Altopiano di Camposecco

In breve riconosciamo il paesaggio di Camposecco, deviamo sulla destra, fra modeste elevazioni decorate da contorti speroni calcarei, finalmente siamo al pianoro: di fronte corre la sterrata che ridiscende a Camerata. Osserviamo la distesa dei prati, le piogge autunnali le hanno regalato riflessi di nuovo verdi e brillanti, dopo l'arsura dell'estate.

Di fronte, a chiudere l'orizzonte, la Serrasecca si innalza potente e compatta, ammantata di splendidi colori: i molteplici rossi del bosco, il giallo dei pascoli in quota e, all'apice, una tenue spruzzata di candida neve, la prima della stagione.

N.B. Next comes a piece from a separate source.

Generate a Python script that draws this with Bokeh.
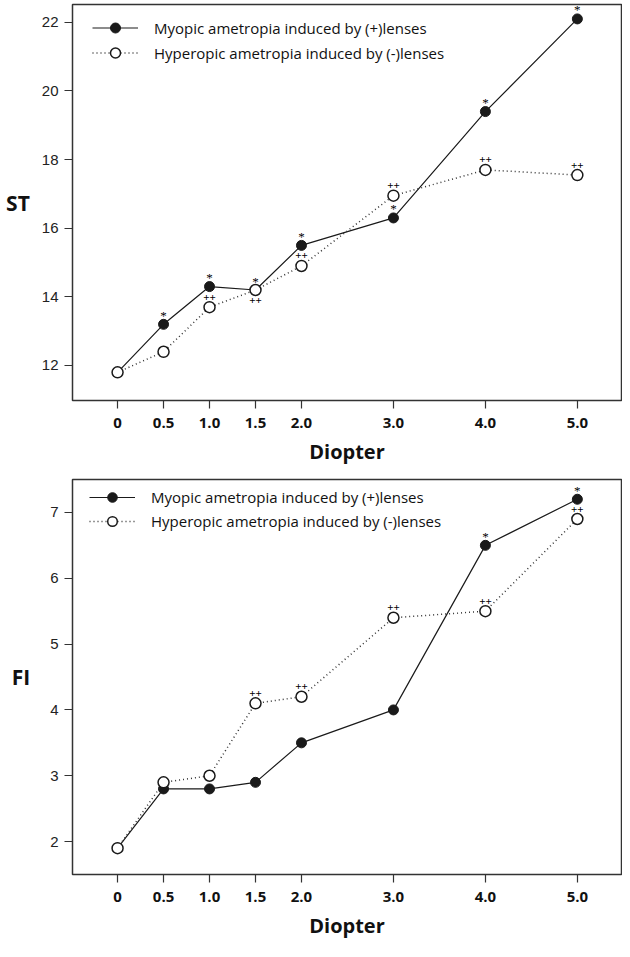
from bokeh.plotting import figure
from bokeh.models import (Range1d, FixedTicker, Legend, LegendItem,
                          ColumnDataSource, LabelSet)
from bokeh.layouts import column
from bokeh.embed import file_html
from bokeh.resources import INLINE

# ---------------- data ----------------
diopter = [0, 0.5, 1.0, 1.5, 2.0, 3.0, 4.0, 5.0]
x_tick_labels = ["0", "0.5", "1.0", "1.5", "2.0", "3.0", "4.0", "5.0"]

st_myopic = [11.8, 13.2, 14.3, 14.2, 15.5, 16.3, 19.4, 22.1]
st_hyperopic = [11.8, 12.4, 13.7, 14.2, 14.9, 16.95, 17.7, 17.55]
st_myopic_sig = ["", "*", "*", "*", "*", "*", "*", "*"]
st_hyperopic_sig = ["", "", "++", "++", "++", "++", "++", "++"]
st_hyperopic_sig_side = [1, 1, 1, -1, 1, 1, 1, 1]   # 1 = above, -1 = below
st_ticks = [12, 14, 16, 18, 20, 22]

fi_myopic = [1.9, 2.8, 2.8, 2.9, 3.5, 4.0, 6.5, 7.2]
fi_hyperopic = [1.9, 2.9, 3.0, 4.1, 4.2, 5.4, 5.5, 6.9]
fi_myopic_sig = ["", "", "", "", "", "", "*", "*"]
fi_hyperopic_sig = ["", "", "", "++", "++", "++", "++", "++"]
fi_hyperopic_sig_side = [1, 1, 1, 1, 1, 1, 1, 1]
fi_ticks = [2, 3, 4, 5, 6, 7]

label_myopic = "Myopic ametropia induced by (+)lenses"
label_hyperopic = "Hyperopic ametropia induced by (-)lenses"

INK = "#1a1a1a"
FONT = "Open Sans"


def make_panel(ylabel, y_myo, y_hyp, sig_myo, sig_hyp, sig_side, yticks,
               yrange, border_top, frame_h, border_bottom, legend_x,
               legend_top, glyph_h, ylabel_standoff):
    height = border_top + frame_h + border_bottom
    p = figure(width=622, height=height, output_backend="svg",
               toolbar_location=None, x_range=Range1d(-0.49, 5.48),
               y_range=Range1d(*yrange),
               min_border_left=72, min_border_right=1,
               min_border_top=border_top, min_border_bottom=border_bottom)
    p.xgrid.visible = False
    p.ygrid.visible = False
    p.background_fill_color = "white"
    p.border_fill_color = "white"
    p.outline_line_color = "#333333"
    p.outline_line_width = 1.5

    l1 = p.line(diopter, y_myo, line_color=INK, line_width=1.2)
    s1 = p.scatter(diopter, y_myo, size=10, marker="circle",
                   fill_color=INK, line_color=INK, line_width=1)
    l2 = p.line(diopter, y_hyp, line_color="#333333", line_width=1.5,
                line_dash="1 3")
    s2 = p.scatter(diopter, y_hyp, size=11, marker="circle",
                   fill_color="white", line_color=INK, line_width=1.5)

    # significance marks
    ax, ay, at, ao = [], [], [], []
    for xi, yi, t in zip(diopter, y_myo, sig_myo):
        if t:
            ax.append(xi); ay.append(yi); at.append(t); ao.append(9)
    src1 = ColumnDataSource(dict(x=ax, y=ay, t=at, o=ao))
    p.add_layout(LabelSet(x="x", y="y", text="t", y_offset="o", source=src1,
                          text_align="center", text_baseline="middle",
                          text_font=FONT, text_font_size="13px",
                          text_color="#000000"))
    bx, by, bt, bo = [], [], [], []
    for xi, yi, t, sd in zip(diopter, y_hyp, sig_hyp, sig_side):
        if t:
            bx.append(xi); by.append(yi); bt.append(t); bo.append(10 * sd)
    src2 = ColumnDataSource(dict(x=bx, y=by, t=bt, o=bo))
    p.add_layout(LabelSet(x="x", y="y", text="t", y_offset="o", source=src2,
                          text_align="center", text_baseline="middle",
                          text_font=FONT, text_font_size="11px",
                          text_font_style="bold", text_color="#000000"))

    # axes
    p.xaxis.ticker = FixedTicker(ticks=diopter)
    p.xaxis.major_label_overrides = {d: s for d, s in zip(diopter, x_tick_labels)}
    p.yaxis.ticker = FixedTicker(ticks=yticks)
    for ax_ in (p.xaxis[0], p.yaxis[0]):
        ax_.axis_line_color = None
        ax_.major_tick_out = 8
        ax_.major_tick_in = 0
        ax_.minor_tick_line_color = None
        ax_.major_tick_line_color = "#333333"
        ax_.major_tick_line_width = 1.2
    p.xaxis.major_label_text_font = FONT
    p.xaxis.major_label_text_font_style = "bold"
    p.xaxis.major_label_text_font_size = "15px"
    p.xaxis.major_label_text_color = "#111111"
    p.xaxis.major_label_standoff = 9
    p.xaxis.axis_label = "Diopter"
    p.xaxis.axis_label_text_font = FONT
    p.xaxis.axis_label_text_font_style = "bold"
    p.xaxis.axis_label_text_font_size = "20px"
    p.xaxis.axis_label_text_color = "#111111"
    p.xaxis.axis_label_standoff = 7

    p.yaxis.major_label_text_font = "Liberation Sans"
    p.yaxis.major_label_text_font_size = "15px"
    p.yaxis.major_label_text_color = "#222222"
    p.yaxis.major_label_standoff = 6
    p.yaxis.axis_label = ylabel
    p.yaxis.axis_label_orientation = "horizontal"
    p.yaxis.axis_label_text_font = FONT
    p.yaxis.axis_label_text_font_style = "bold"
    p.yaxis.axis_label_text_font_size = "21px"
    p.yaxis.axis_label_text_color = "#111111"
    p.yaxis.axis_label_standoff = ylabel_standoff

    pad = 5
    legend_h = 2 * glyph_h + 2 * pad
    legend = Legend(items=[LegendItem(label=label_myopic, renderers=[l1, s1]),
                           LegendItem(label=label_hyperopic, renderers=[l2, s2])],
                    location=(legend_x, frame_h - legend_top - legend_h),
                    margin=0, padding=pad, spacing=0,
                    glyph_width=46, glyph_height=glyph_h, label_height=glyph_h,
                    label_standoff=16, border_line_color=None,
                    background_fill_alpha=0,
                    label_text_font=FONT, label_text_font_size="15px",
                    label_text_color="#111111")
    p.add_layout(legend)
    return p


p1 = make_panel("ST", st_myopic, st_hyperopic, st_myopic_sig, st_hyperopic_sig,
                st_hyperopic_sig_side, st_ticks, (10.98, 22.52), 4, 396, 78,
                20, 1, 25, 9)
p2 = make_panel("FI", fi_myopic, fi_hyperopic, fi_myopic_sig, fi_hyperopic_sig,
                fi_hyperopic_sig_side, fi_ticks, (1.5, 7.5), 1, 401, 61,
                17, 2, 24, 17)

layout = column(p1, p2, spacing=0)
open("out.html", "w").write(file_html(layout, INLINE))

E' ora di tornare su passi conosciuti, traversiamo la piana in direzione dei ruderi ('Le casette') fino agli invasi per il bestiame, poi verso sinistra (ovest), per un ampio vallone popolato di cavalli al pascolo. Raggiungiamo il bosco al margine del pianoro, poi in discesa fra i faggi, fino alla strada sterrata che conduce alla Madonna delle Grazie.

Gli ultimi boschi prima della discesa

Una piccola sosta e si riparte (il sentiero riprende accanto ad un muretto): qui il paesaggio è molto cambiato, c'è stato il taglio del bosco per gli usi civici ed ora si procede su terreno scoperto, brullo e spelacchiato, la magia di un tempo, le emozioni che si provavano risalendo questa selva folta e misteriosa, piena di tracce e sentieri che sviavano spesso il passo, promettendo chissà quali segreti, sono andate perdute.

Qui c'erano gli scoiattoli, i gufi e le civette, ora si saranno spostati altrove; la consolazione è che, per almeno altri vent'anni, questo fazzoletto di foresta riposerà e tornerà a ricrescere rigoglioso come un tempo, ed allora, tornandolo a visitare, ricorderemo quante volte lo attraversammo da giovani: le mattine di febbraio, lasciando il paese ancora addormentato per cercare lassù l'azzurro del cielo invernale, o le notti di settembre, in compagnia dei pastori, per raggiungere le mandrie al pascolo sulla montagna.

Passata la nostalgia, il cammino prosegue in piano, lungamente, fino al fontanile ed alle prime case di Camerata, non è tardi ma il sole già vuole scomparire dietro le alture che abbiamo attraversato, in breve scendiamo in paese, poco prima dell'imbrunire.